[START DATA EXCERPT]

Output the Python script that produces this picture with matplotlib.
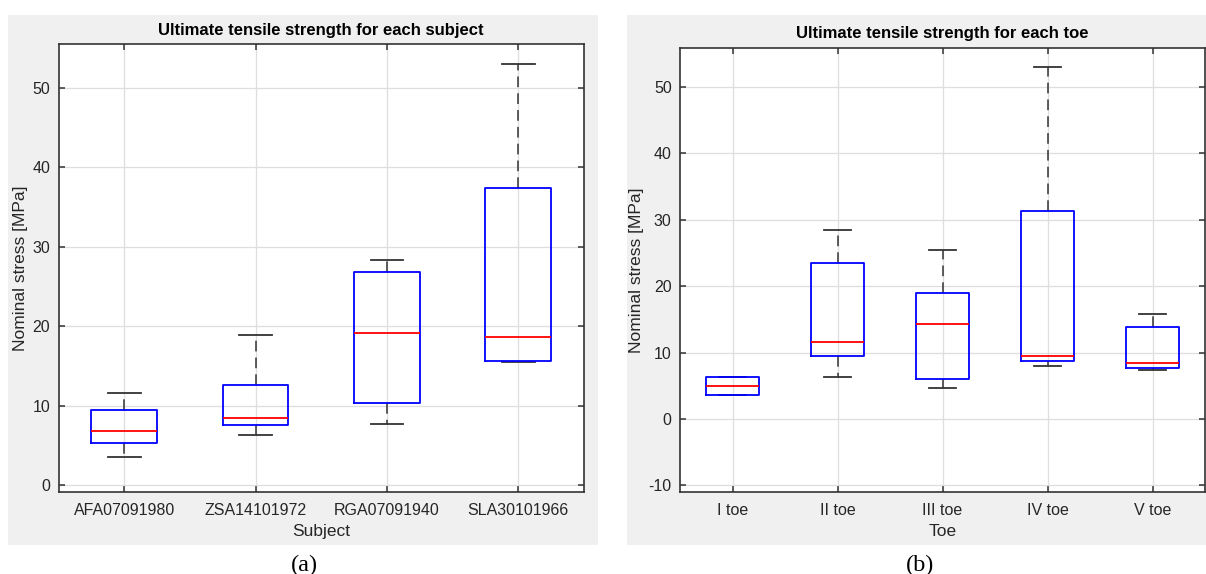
import matplotlib
matplotlib.use("Agg")
import matplotlib.pyplot as plt
from matplotlib.patches import Rectangle

plt.rcParams["font.family"] = ["Liberation Sans", "DejaVu Sans"]
plt.rcParams["axes.unicode_minus"] = False

# Ultimate tensile strength per subject (box statistics, MPa)
subjects = ["AFA07091980", "ZSA14101972", "RGA07091940", "SLA30101966"]
subj_whislo = [3.5, 6.3, 7.7, 15.5]
subj_q1 = [5.3, 7.6, 10.35, 15.6]
subj_med = [6.75, 8.4, 19.2, 18.7]
subj_q3 = [9.5, 12.6, 26.8, 37.4]
subj_whishi = [11.6, 18.9, 28.3, 53.0]

# Ultimate tensile strength per toe (box statistics, MPa)
toes = ["I toe", "II toe", "III toe", "IV toe", "V toe"]
toe_whislo = [3.57, 6.3, 4.7, 8.05, 7.4]
toe_q1 = [3.57, 9.55, 6.03, 8.8, 7.65]
toe_med = [4.93, 11.66, 14.33, 9.55, 8.4]
toe_q3 = [6.33, 23.5, 18.96, 31.37, 13.88]
toe_whishi = [6.33, 28.4, 25.5, 53.05, 15.73]

W, H = 1206, 574
fig = plt.figure(figsize=(W / 100, H / 100), dpi=100)
fig.patch.set_facecolor("white")

PANEL = "#f0f0f0"
INK = "#262626"


def px_rect(x0, y0, x1, y1):
    return [x0 / W, 1 - y1 / H, (x1 - x0) / W, (y1 - y0) / H]


# grey figure panels behind each plot
for x0, x1 in [(8, 598), (627, 1206)]:
    fig.patches.append(Rectangle((x0 / W, 1 - 545 / H), (x1 - x0) / W, (545 - 15) / H,
                                 transform=fig.transFigure, facecolor=PANEL,
                                 edgecolor="none", zorder=-5))


def make_stats(labels, lo, q1, med, q3, hi):
    return [dict(label=l, whislo=a, q1=b, med=c, q3=d, whishi=e, fliers=[])
            for l, a, b, c, d, e in zip(labels, lo, q1, med, q3, hi)]


def draw_panel(rect, stats, title, xlabel, ylim, yticks, ylabel_x):
    ax = fig.add_axes(rect)
    ax.set_facecolor("white")
    ax.set_axisbelow(True)
    n = len(stats)
    ax.bxp(stats, positions=range(1, n + 1), widths=0.5, capwidths=0.25,
           showfliers=False, patch_artist=False,
           boxprops=dict(color="#0000ff", linewidth=1.3, zorder=3),
           medianprops=dict(color="#ff0000", linewidth=1.3, zorder=4),
           whiskerprops=dict(color="#333333", linewidth=1.1, linestyle=(0, (7, 4)), zorder=2),
           capprops=dict(color="#333333", linewidth=1.3, zorder=2))
    ax.set_xlim(0.5, n + 0.5)
    ax.set_ylim(*ylim)
    ax.set_yticks(yticks)
    ax.set_xticks(range(1, n + 1))
    ax.set_xticklabels([s["label"] for s in stats])
    ax.grid(True, color="#dedede", linewidth=0.9)
    for sp in ax.spines.values():
        sp.set_color("#333333")
        sp.set_linewidth(1.2)
    ax.tick_params(direction="in", length=4, width=1.1, color="#333333",
                   top=True, right=True, labelsize=11.5, labelcolor=INK)
    ax.tick_params(axis="x", pad=8)
    ax.tick_params(axis="y", pad=6)
    ax.set_title(title, fontsize=12, fontweight="bold", color="black", pad=7)
    ax.set_xlabel(xlabel, fontsize=12.5, color=INK)
    ax.set_ylabel("Nominal stress [MPa]", fontsize=12.5, color=INK)
    ax.xaxis.set_label_coords(0.5, -0.089)
    ax.xaxis.label.set_verticalalignment("center")
    ax.yaxis.set_label_coords(ylabel_x, 0.5)
    ax.yaxis.label.set_verticalalignment("center")
    return ax


draw_panel(px_rect(58.6, 44.3, 584, 492),
           make_stats(subjects, subj_whislo, subj_q1, subj_med, subj_q3, subj_whishi),
           "Ultimate tensile strength for each subject", "Subject",
           (-0.88, 55.5), [0, 10, 20, 30, 40, 50], -0.0716)

draw_panel(px_rect(680, 47.7, 1205, 492.3),
           make_stats(toes, toe_whislo, toe_q1, toe_med, toe_q3, toe_whishi),
           "Ultimate tensile strength for each toe", "Toe",
           (-11.04, 55.9), [-10, 0, 10, 20, 30, 40, 50], -0.0825)

# sub-figure captions
fig.text(304 / W, 1 - 565 / H, "(a)", ha="center", va="center",
         fontsize=17.5, family=["Liberation Serif", "DejaVu Serif"], color="black")
fig.text(920 / W, 1 - 565 / H, "(b)", ha="center", va="center",
         fontsize=17.5, family=["Liberation Serif", "DejaVu Serif"], color="black")

fig.savefig("out.png", dpi=100, facecolor="white")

[END DATA EXCERPT]

=== EXERCISE REQUIREMENTS ===
Up to and including the line with "subj_whishi = [11.6, 18.9, 28.3, 53.0]", copy the data above from its first line. Skip pictures.

=== EXERCISE RESULT ===
Output the Python script that produces this picture with matplotlib.
import matplotlib
matplotlib.use("Agg")
import matplotlib.pyplot as plt
from matplotlib.patches import Rectangle

plt.rcParams["font.family"] = ["Liberation Sans", "DejaVu Sans"]
plt.rcParams["axes.unicode_minus"] = False

# Ultimate tensile strength per subject (box statistics, MPa)
subjects = ["AFA07091980", "ZSA14101972", "RGA07091940", "SLA30101966"]
subj_whislo = [3.5, 6.3, 7.7, 15.5]
subj_q1 = [5.3, 7.6, 10.35, 15.6]
subj_med = [6.75, 8.4, 19.2, 18.7]
subj_q3 = [9.5, 12.6, 26.8, 37.4]
subj_whishi = [11.6, 18.9, 28.3, 53.0]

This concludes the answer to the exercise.